EXERCISE INSTRUCTIONS: Write out the entries below exactly, starting at the first line and stopping after the line that contains "const seriesNames = ['Std."; skip all pictures.

SUPPLIED RECORDS:
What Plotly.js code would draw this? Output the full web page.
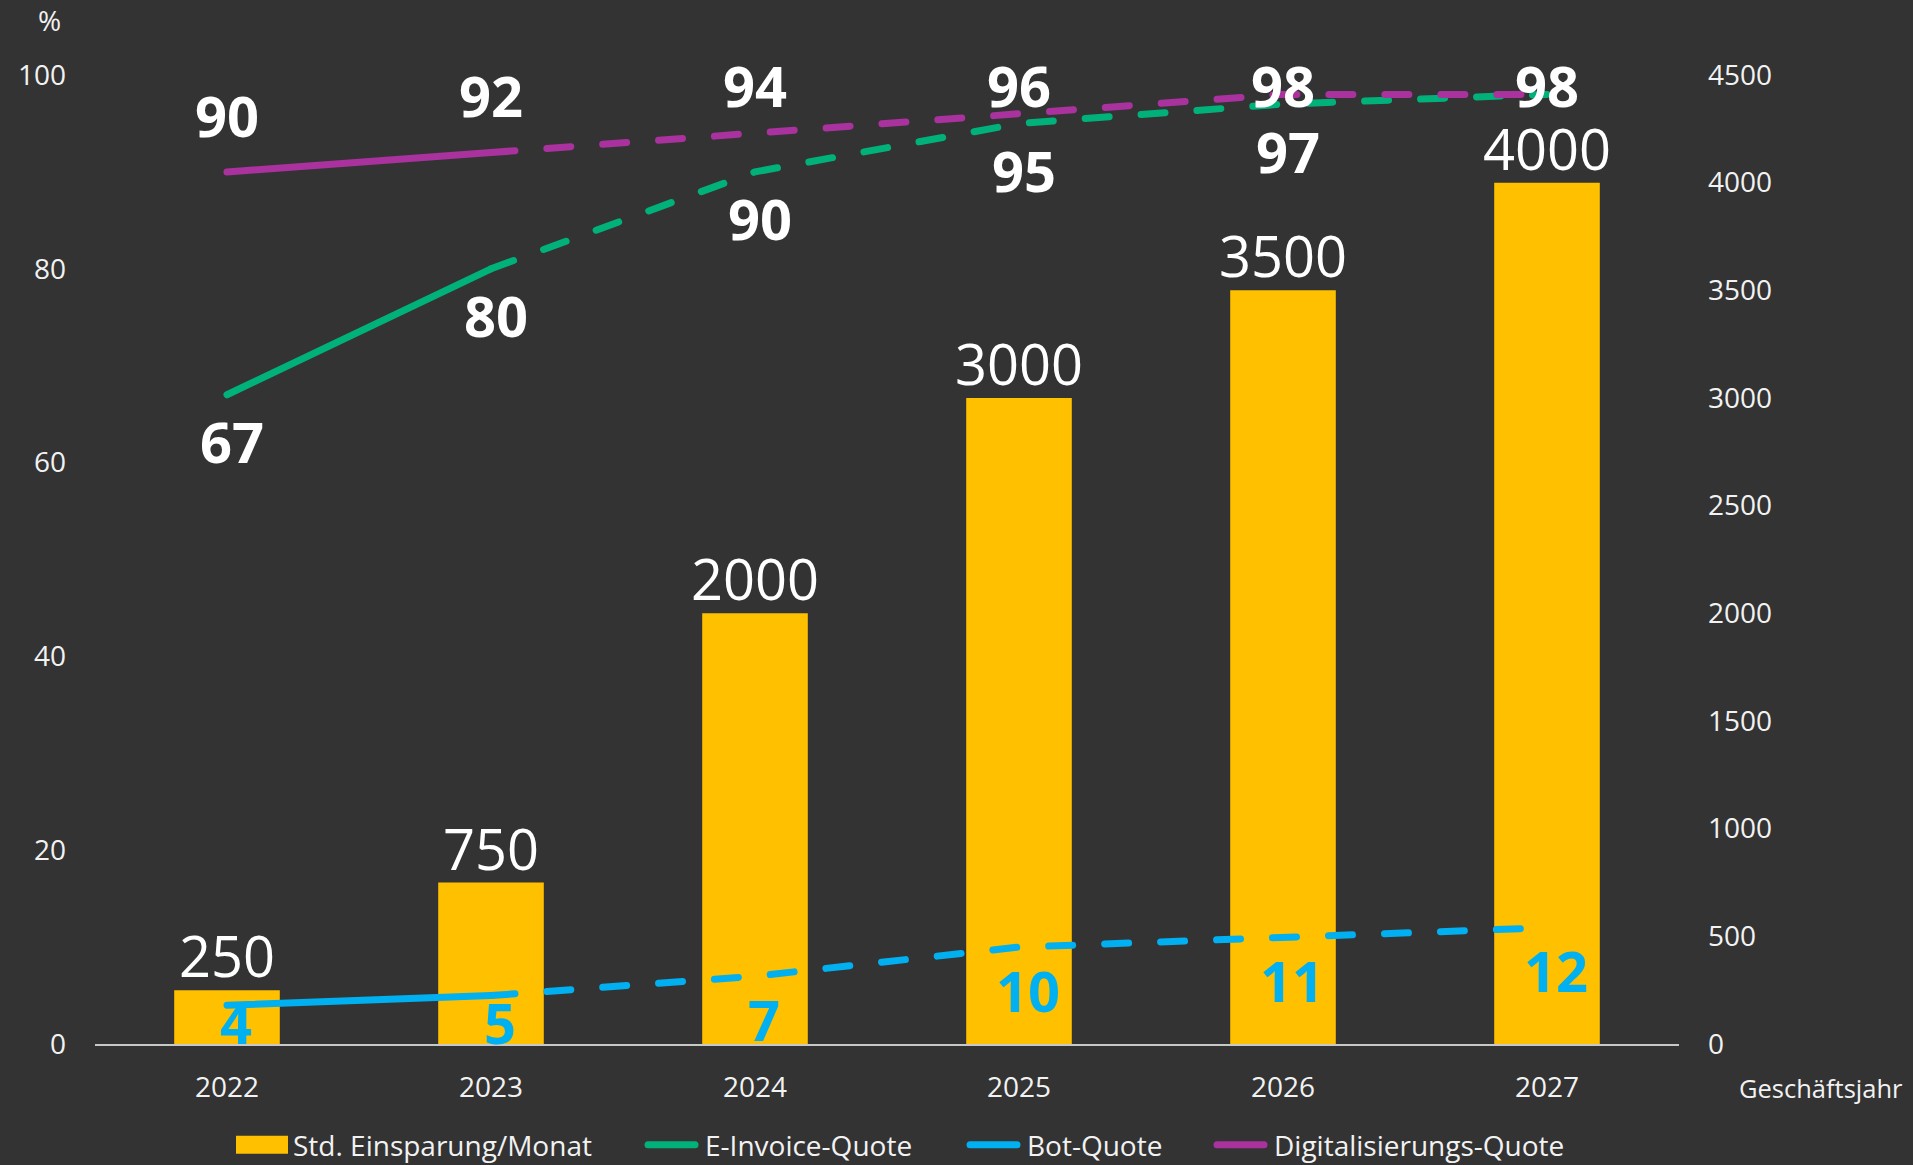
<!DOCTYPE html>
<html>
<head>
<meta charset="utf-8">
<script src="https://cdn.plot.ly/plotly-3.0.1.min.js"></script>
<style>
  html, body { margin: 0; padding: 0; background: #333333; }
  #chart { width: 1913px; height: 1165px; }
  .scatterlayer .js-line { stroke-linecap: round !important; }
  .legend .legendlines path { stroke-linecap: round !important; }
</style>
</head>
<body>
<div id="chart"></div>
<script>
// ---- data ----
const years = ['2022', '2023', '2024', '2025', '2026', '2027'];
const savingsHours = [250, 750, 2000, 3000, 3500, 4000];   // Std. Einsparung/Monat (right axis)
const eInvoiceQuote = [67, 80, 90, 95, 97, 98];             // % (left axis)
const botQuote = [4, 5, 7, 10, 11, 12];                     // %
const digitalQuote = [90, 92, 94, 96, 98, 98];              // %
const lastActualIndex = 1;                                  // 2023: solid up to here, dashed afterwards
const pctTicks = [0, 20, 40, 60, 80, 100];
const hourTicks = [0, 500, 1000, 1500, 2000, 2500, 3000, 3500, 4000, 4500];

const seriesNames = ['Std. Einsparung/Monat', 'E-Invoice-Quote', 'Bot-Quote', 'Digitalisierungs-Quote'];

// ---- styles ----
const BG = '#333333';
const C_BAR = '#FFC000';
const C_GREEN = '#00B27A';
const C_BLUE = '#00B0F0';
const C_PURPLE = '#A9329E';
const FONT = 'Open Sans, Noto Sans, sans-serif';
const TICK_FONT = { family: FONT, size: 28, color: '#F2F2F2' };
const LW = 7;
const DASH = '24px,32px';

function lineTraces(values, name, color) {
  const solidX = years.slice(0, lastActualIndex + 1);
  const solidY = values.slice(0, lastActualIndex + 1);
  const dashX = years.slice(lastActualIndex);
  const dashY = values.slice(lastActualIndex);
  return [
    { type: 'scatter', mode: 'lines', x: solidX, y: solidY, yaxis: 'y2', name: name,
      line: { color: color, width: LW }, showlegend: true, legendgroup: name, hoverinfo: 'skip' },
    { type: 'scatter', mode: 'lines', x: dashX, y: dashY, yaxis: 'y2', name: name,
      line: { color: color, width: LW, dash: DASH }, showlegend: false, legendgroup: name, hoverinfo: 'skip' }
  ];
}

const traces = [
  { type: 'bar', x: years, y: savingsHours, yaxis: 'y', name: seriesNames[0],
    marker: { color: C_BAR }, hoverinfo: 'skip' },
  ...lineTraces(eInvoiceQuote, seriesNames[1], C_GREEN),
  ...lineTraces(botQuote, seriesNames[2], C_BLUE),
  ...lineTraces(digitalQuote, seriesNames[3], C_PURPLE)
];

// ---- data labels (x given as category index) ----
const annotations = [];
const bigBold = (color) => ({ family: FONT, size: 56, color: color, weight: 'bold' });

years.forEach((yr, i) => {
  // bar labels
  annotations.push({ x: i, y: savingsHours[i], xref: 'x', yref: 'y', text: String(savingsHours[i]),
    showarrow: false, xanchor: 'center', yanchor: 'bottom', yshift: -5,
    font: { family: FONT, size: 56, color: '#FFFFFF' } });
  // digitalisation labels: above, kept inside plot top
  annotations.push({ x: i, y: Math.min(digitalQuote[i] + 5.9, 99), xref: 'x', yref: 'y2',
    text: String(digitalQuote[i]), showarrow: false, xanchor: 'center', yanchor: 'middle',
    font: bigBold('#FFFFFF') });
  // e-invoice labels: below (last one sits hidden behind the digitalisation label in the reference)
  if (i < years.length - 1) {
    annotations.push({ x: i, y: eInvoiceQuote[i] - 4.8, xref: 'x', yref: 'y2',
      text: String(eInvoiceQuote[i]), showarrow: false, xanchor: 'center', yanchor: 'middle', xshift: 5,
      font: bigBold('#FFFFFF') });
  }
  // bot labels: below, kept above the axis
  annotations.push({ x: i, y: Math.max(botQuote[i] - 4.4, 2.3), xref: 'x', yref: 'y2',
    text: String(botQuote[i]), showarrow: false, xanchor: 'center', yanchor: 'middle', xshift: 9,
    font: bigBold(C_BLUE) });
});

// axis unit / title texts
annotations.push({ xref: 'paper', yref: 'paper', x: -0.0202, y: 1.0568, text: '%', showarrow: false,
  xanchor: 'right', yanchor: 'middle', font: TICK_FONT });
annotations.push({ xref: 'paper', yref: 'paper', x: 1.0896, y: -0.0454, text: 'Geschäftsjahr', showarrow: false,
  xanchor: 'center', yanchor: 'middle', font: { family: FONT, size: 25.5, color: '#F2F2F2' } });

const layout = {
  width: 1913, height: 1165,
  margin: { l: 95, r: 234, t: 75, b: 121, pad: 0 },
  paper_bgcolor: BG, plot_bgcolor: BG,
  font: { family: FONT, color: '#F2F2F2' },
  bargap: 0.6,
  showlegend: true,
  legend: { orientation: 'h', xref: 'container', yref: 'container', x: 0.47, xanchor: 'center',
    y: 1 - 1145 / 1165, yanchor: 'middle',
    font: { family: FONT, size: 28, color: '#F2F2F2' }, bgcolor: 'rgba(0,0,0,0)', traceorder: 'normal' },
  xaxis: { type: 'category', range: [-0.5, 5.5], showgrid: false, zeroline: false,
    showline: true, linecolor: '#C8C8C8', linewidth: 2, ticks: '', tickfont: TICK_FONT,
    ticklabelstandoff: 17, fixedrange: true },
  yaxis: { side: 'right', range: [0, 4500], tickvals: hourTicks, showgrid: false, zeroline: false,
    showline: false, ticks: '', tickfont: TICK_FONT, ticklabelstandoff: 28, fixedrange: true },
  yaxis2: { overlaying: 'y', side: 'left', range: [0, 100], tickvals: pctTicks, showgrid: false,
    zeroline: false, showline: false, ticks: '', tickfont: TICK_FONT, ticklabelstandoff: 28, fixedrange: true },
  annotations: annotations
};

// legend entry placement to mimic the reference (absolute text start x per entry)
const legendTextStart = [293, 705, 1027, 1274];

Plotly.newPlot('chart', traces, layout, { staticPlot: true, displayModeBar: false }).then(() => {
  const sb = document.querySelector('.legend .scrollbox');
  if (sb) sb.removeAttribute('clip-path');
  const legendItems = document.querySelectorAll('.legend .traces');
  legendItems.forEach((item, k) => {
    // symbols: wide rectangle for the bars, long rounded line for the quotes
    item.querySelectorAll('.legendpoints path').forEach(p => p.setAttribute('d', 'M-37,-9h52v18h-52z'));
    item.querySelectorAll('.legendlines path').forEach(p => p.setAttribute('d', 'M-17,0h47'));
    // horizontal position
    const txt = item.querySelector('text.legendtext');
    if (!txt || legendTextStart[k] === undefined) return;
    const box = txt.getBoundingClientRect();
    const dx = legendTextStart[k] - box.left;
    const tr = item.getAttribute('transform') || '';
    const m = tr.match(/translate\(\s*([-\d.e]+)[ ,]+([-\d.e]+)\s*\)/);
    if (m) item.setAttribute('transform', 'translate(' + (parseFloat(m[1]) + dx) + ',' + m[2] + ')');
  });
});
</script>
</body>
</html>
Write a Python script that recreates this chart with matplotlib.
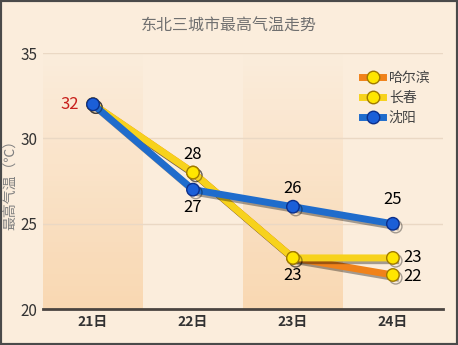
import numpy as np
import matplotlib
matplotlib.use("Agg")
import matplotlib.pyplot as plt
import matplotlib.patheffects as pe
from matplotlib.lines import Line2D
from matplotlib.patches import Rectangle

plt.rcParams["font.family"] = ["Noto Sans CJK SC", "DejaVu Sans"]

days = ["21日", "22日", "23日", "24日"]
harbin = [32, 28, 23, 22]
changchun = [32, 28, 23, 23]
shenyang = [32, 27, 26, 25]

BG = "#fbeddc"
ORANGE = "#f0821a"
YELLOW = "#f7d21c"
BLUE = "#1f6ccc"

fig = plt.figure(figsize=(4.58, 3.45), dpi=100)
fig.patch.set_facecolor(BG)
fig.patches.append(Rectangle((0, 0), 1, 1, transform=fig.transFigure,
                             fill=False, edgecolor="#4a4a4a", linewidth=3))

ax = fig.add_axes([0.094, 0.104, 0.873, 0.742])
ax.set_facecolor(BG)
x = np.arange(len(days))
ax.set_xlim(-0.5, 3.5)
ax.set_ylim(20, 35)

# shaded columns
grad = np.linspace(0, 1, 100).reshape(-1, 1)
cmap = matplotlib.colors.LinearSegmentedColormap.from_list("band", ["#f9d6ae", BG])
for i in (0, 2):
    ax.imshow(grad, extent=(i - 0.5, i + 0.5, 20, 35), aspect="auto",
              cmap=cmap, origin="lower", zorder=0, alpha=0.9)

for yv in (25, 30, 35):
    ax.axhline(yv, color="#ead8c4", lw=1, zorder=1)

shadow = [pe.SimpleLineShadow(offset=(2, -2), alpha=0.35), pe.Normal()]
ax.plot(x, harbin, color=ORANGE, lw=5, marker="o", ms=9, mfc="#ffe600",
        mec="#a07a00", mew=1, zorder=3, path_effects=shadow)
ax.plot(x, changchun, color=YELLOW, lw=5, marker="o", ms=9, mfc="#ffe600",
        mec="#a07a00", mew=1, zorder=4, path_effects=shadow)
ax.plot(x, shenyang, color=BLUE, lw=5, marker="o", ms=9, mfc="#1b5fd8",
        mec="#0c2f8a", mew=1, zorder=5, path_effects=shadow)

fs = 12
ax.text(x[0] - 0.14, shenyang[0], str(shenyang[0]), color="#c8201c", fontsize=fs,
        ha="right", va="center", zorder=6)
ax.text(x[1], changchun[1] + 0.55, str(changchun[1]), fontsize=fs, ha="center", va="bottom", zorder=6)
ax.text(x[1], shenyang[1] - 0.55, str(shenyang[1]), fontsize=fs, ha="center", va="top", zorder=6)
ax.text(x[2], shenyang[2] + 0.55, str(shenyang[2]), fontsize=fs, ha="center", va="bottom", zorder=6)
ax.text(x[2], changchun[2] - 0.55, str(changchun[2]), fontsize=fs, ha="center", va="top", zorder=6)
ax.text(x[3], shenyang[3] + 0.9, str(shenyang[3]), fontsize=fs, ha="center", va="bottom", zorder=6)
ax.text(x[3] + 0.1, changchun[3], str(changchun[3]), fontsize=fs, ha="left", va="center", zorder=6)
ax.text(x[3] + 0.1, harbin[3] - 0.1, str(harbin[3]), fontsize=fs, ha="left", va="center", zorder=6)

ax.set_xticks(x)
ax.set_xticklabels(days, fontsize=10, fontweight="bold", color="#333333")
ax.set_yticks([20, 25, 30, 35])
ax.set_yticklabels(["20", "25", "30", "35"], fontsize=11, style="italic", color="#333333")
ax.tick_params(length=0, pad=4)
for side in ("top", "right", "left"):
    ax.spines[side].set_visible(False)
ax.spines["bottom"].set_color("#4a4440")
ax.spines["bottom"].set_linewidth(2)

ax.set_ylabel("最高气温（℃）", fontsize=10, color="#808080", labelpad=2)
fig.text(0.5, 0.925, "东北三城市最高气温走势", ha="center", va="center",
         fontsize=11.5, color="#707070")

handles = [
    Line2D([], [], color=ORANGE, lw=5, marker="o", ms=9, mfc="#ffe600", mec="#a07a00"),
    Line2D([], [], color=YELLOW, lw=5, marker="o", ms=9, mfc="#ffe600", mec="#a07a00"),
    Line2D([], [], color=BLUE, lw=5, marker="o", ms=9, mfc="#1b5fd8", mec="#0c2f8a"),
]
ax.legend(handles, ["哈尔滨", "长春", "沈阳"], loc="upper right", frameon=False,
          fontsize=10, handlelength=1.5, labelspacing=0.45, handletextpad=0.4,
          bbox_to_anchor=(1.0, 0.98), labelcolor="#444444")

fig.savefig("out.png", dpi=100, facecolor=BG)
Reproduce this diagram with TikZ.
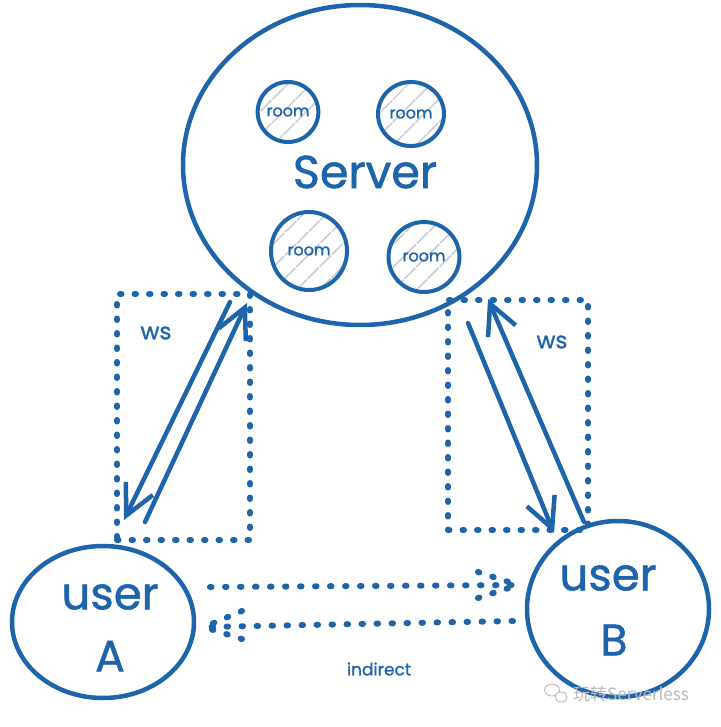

EXERCISE SOLUTION:
What Plotly.js code would draw this? Output the full web page.
<!DOCTYPE html>
<html>
<head>
<meta charset="utf-8">
<script src="https://cdn.plot.ly/plotly-3.0.1.min.js"></script>
<style>
  html, body { margin: 0; padding: 0; background: #333333; }
  #chart { width: 1913px; height: 1165px; }
  .scatterlayer .js-line { stroke-linecap: round !important; }
  .legend .legendlines path { stroke-linecap: round !important; }
</style>
</head>
<body>
<div id="chart"></div>
<script>
// ---- data ----
const years = ['2022', '2023', '2024', '2025', '2026', '2027'];
const savingsHours = [250, 750, 2000, 3000, 3500, 4000];   // Std. Einsparung/Monat (right axis)
const eInvoiceQuote = [67, 80, 90, 95, 97, 98];             // % (left axis)
const botQuote = [4, 5, 7, 10, 11, 12];                     // %
const digitalQuote = [90, 92, 94, 96, 98, 98];              // %
const lastActualIndex = 1;                                  // 2023: solid up to here, dashed afterwards
const pctTicks = [0, 20, 40, 60, 80, 100];
const hourTicks = [0, 500, 1000, 1500, 2000, 2500, 3000, 3500, 4000, 4500];

const seriesNames = ['Std. Einsparung/Monat', 'E-Invoice-Quote', 'Bot-Quote', 'Digitalisierungs-Quote'];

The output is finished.